这天上午,宇文良在院子里跟几个兄弟打牌,从刚才他就发现别墅里出出进进的人似乎都很忙碌。顺嘴问了岩光是不是有什么事了。岩光神秘兮兮地靠近一些,说:“大哥说不让打扰你,就没说。其实今晚有大买卖。大哥这不是布置人手呢么。”
大买卖?听见这个消息宇文良的血都跟着兴奋的冒泡了!这半月快憋死他,不管怎么样一定要跟过去参与参与。正在焦急的时候余光看到了焦恒从后院走出来,他把手里的牌一扔,说:“你们先玩着。”
跟着焦恒进了住屋的大厅,趁着旁人没注意,抓住焦恒就往楼上走。焦恒挣了两下没挣开,只好跟着宇文良去了他的房间。关了门落了锁,宇文良开口就问:“你晚上也去?”
“你知道了?”
“在哪里?”
“顾涛那个公墓的后山里。”
“我也要去。”
焦恒不耐烦地瞪了他一眼,说不可能。马思戒早就放了话,在宇文良身体没有完全恢复之前,不准参与任何行动。这安排乍一看是为了宇文良好,可焦恒总觉得没自己想的这么简单。按理说,宇文良的身体也好的差不都了,既然马思戒决定培养他当个副手,就应该带上他做交易,可现在一看,处处透着不合理。对此,宇文良也纳闷,不过,他倒是有了点预感。
“怎么说呢。”宇文良挠挠头,“我总觉得马思戒最近老躲着我。”
“躲着你?”焦恒不解地问,“为什么?”
“我哪知道。反正就是一种感觉,倒不是怕我什么的,好像是,是有什么事不愿意我问他。”

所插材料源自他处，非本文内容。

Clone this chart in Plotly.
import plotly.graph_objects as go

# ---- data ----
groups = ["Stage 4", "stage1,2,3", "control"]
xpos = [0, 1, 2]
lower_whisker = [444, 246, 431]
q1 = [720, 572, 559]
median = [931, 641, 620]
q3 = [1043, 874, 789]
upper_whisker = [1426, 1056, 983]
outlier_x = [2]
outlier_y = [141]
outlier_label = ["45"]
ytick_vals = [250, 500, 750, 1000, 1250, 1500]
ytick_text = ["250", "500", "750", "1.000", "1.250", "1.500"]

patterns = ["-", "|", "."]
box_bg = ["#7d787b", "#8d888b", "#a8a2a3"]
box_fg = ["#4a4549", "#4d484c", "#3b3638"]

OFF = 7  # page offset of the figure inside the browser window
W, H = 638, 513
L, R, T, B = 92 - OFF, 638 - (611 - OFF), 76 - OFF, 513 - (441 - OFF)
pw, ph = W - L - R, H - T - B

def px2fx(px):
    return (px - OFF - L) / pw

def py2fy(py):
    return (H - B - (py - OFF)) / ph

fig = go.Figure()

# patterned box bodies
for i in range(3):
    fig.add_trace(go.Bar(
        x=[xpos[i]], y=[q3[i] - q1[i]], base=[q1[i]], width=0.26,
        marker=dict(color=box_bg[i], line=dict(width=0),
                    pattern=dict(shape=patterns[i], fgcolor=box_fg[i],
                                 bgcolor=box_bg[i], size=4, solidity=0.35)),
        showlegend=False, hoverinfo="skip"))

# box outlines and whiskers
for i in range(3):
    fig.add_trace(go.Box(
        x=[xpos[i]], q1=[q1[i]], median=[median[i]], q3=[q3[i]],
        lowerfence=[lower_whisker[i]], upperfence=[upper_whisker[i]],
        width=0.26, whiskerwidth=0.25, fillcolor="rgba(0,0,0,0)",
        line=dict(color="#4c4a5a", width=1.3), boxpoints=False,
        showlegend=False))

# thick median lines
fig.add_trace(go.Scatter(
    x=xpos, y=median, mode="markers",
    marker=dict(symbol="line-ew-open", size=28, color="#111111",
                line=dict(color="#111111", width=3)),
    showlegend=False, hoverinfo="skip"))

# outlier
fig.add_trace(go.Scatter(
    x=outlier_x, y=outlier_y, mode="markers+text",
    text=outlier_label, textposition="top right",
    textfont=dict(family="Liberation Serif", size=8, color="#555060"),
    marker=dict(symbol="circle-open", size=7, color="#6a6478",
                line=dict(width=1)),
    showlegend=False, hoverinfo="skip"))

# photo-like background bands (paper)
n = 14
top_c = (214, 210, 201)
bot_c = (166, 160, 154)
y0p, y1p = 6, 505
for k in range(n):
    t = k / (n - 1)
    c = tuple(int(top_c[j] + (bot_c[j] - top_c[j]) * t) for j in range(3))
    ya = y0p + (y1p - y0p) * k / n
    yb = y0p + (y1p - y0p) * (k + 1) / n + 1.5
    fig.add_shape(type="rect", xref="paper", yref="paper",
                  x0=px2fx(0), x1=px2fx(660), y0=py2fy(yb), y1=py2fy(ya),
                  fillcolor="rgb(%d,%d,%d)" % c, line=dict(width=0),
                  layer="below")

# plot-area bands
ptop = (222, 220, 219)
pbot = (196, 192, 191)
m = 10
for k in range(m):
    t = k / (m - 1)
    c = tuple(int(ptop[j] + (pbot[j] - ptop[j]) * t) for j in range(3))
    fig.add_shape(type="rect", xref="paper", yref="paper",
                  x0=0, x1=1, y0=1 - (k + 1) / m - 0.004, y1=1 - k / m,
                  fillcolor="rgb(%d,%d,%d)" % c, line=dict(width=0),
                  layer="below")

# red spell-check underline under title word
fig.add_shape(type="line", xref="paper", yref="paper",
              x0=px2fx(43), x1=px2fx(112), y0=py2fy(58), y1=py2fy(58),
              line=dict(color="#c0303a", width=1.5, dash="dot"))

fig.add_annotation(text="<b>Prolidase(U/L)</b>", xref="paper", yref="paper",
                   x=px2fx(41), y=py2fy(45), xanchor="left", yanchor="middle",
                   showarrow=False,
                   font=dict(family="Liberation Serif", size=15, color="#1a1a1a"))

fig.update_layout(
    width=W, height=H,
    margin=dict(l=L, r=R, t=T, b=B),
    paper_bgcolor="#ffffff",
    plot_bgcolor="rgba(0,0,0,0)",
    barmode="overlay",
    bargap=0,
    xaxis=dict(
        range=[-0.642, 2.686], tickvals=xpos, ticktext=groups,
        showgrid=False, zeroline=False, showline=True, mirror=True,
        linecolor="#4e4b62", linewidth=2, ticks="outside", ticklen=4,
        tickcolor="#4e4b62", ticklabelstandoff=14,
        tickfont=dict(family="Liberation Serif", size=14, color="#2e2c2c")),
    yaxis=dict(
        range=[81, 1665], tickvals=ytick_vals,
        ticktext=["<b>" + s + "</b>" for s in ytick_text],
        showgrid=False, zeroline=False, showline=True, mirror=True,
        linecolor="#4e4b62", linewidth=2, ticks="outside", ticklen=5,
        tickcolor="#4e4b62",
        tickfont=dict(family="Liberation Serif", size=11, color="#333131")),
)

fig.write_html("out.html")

焦恒蹙蹙眉,四下观察了一番,确定周围肯定没人了,才问:“你会问他什么?”
“我要知道不就告诉你了,关键是我也想不出要问他什么。啊,除了扈强的下落。”
说到扈强,焦恒无奈地摇摇头,提到了近来的情况。马思戒在当地也算是个扛把子,他弟弟被杀,还是被自己的兄弟杀了,马思戒肯定不会轻易罢休。而且,道上一些跟马思戒不错的人都在帮忙调查扈强的下落,说句大言不惭的话:除非扈强变成透明人,要不肯定能抓着他。大大小小、隐秘的不隐秘的交通要道都有人守着,眼看一周时间过去了,愣是没有扈强的下落。这事,不止马思戒着急,就连帮忙的人也着急。他们各个都在纳闷,怎么就找不到扈强呢?难不成还真变成了透明人?听过情况之后,宇文良冷冷一笑:“你觉得可能吗?”
“当然不可能。”焦恒没往下说。他明白,宇文良跟自己想一块去了。可这话不好说,说了就是掀起一阵的腥风血雨。